With the shortage of coal, and the shortage of cars to transport it, the Winter of 1917-1918 was going to be a long one. Then, it got worse. A blizzard tore across the northern part of the state in January 1918. The Indianapolis News of 28 January 1918 reports that Rochester, a city served by the Erie and the Nickle Plate roads at the time, had no traffic coming in and out of the town on that particular Monday. No new newspapers, visitors, or goods were able to get to Rochester. On top of “the observance of heatless Monday, made Rochester a dull place.” Such reports were coming in from all over the northern part of Indiana.
And with all of this going on, it was decided that the Federal Government would take over the railroads for the duration of the war in an effort to improve efficiency. This, as usual, had the opposite effect. Some of the backlog of cars would be broken up. But as Indiana’s freight started to back up for lack of transportation, the value of other forms of transport, other than the railroads, began to really come into view.

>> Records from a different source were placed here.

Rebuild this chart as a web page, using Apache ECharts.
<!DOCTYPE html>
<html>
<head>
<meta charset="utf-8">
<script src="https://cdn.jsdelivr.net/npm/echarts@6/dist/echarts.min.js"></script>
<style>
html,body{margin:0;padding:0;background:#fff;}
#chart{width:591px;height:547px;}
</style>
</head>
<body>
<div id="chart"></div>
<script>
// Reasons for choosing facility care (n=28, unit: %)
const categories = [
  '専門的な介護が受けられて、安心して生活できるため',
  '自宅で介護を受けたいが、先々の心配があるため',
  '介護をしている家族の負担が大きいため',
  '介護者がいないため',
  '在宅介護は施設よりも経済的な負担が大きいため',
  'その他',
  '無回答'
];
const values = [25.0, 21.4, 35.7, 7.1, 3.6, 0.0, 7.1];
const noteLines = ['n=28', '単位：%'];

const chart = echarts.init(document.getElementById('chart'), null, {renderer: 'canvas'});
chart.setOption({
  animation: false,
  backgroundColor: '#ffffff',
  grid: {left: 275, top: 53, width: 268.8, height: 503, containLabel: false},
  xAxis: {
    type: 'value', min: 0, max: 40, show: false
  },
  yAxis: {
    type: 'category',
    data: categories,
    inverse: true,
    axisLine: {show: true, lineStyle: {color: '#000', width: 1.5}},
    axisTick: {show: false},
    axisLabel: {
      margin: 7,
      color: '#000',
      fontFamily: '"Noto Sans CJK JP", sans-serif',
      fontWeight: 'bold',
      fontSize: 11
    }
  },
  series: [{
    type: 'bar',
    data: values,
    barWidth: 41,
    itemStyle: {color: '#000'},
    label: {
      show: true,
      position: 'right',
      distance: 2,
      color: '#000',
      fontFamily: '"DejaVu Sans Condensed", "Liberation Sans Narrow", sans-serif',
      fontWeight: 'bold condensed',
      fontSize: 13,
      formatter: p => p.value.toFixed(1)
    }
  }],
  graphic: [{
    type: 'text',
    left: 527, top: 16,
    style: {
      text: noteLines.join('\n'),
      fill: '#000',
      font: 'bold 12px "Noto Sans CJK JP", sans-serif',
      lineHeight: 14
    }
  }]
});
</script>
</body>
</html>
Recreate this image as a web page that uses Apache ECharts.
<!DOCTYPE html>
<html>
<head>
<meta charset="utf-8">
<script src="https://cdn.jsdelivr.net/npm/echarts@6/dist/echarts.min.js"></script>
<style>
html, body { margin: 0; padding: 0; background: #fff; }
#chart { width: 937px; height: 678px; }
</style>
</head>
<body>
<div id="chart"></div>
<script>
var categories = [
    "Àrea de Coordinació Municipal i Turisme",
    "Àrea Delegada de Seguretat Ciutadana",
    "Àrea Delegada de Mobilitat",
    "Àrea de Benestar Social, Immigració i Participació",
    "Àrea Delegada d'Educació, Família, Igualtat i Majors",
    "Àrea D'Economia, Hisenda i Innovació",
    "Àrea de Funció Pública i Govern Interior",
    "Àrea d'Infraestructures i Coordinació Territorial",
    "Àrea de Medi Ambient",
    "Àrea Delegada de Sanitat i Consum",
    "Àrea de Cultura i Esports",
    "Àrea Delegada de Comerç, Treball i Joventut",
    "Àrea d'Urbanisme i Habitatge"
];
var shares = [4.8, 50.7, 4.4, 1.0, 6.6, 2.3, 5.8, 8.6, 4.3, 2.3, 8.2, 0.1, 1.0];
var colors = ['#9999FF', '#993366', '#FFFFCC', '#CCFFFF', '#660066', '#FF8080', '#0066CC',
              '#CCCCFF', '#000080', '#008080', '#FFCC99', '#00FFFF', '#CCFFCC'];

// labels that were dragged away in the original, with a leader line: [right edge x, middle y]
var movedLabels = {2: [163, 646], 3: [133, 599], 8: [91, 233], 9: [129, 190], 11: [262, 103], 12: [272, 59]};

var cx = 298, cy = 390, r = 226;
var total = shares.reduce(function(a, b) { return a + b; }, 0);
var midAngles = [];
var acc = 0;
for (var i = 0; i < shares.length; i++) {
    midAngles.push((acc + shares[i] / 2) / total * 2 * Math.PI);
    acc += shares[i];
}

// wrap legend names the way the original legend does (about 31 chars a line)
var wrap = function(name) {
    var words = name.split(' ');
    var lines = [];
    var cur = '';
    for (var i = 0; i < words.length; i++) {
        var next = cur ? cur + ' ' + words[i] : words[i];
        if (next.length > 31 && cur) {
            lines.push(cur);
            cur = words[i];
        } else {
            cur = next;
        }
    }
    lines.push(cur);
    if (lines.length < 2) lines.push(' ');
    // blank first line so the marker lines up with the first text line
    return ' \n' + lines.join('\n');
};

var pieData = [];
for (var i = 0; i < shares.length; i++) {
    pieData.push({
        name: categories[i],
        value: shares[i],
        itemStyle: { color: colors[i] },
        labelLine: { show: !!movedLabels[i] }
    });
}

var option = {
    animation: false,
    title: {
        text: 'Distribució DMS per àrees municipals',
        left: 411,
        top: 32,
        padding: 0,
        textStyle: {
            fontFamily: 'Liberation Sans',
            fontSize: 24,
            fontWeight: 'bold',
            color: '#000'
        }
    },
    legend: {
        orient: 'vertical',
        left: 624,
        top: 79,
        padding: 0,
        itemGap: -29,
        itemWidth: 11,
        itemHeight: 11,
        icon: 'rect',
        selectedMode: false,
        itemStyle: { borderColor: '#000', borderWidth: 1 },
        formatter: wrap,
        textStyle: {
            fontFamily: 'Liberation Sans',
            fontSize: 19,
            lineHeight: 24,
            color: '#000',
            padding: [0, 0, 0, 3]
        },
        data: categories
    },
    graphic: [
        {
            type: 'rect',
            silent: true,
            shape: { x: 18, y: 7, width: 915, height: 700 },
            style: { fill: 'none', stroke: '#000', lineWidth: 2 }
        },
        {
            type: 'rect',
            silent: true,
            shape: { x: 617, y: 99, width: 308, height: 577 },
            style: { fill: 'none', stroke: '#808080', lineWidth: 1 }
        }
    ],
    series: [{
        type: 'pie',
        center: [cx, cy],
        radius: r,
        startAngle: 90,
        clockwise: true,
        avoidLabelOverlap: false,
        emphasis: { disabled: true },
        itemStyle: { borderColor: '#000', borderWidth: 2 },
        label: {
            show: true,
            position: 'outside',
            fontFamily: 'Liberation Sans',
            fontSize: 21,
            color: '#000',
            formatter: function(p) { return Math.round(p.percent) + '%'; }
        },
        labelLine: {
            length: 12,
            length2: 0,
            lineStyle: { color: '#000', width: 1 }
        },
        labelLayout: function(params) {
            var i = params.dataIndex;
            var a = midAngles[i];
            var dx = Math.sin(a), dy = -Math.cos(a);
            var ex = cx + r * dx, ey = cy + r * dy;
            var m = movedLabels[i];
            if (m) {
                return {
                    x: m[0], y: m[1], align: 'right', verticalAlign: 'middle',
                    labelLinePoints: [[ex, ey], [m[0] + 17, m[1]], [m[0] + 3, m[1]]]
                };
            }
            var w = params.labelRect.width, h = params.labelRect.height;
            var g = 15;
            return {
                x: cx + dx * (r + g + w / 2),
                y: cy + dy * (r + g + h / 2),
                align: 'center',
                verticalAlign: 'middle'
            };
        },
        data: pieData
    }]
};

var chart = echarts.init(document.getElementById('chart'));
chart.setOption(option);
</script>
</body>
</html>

A lot of the reason for the a) downfall of the railroad and b) the major road system in Indiana can be solely laid at the feet of World War I. Not all of it, mind you. There were other factors at play. But it was World War I, and the constipation of the railroad system, that helped push Indiana into creating a State Highway Commission. While the ISHC was formed before the United States joined the war, the importance of such an organization came screaming out due to the war.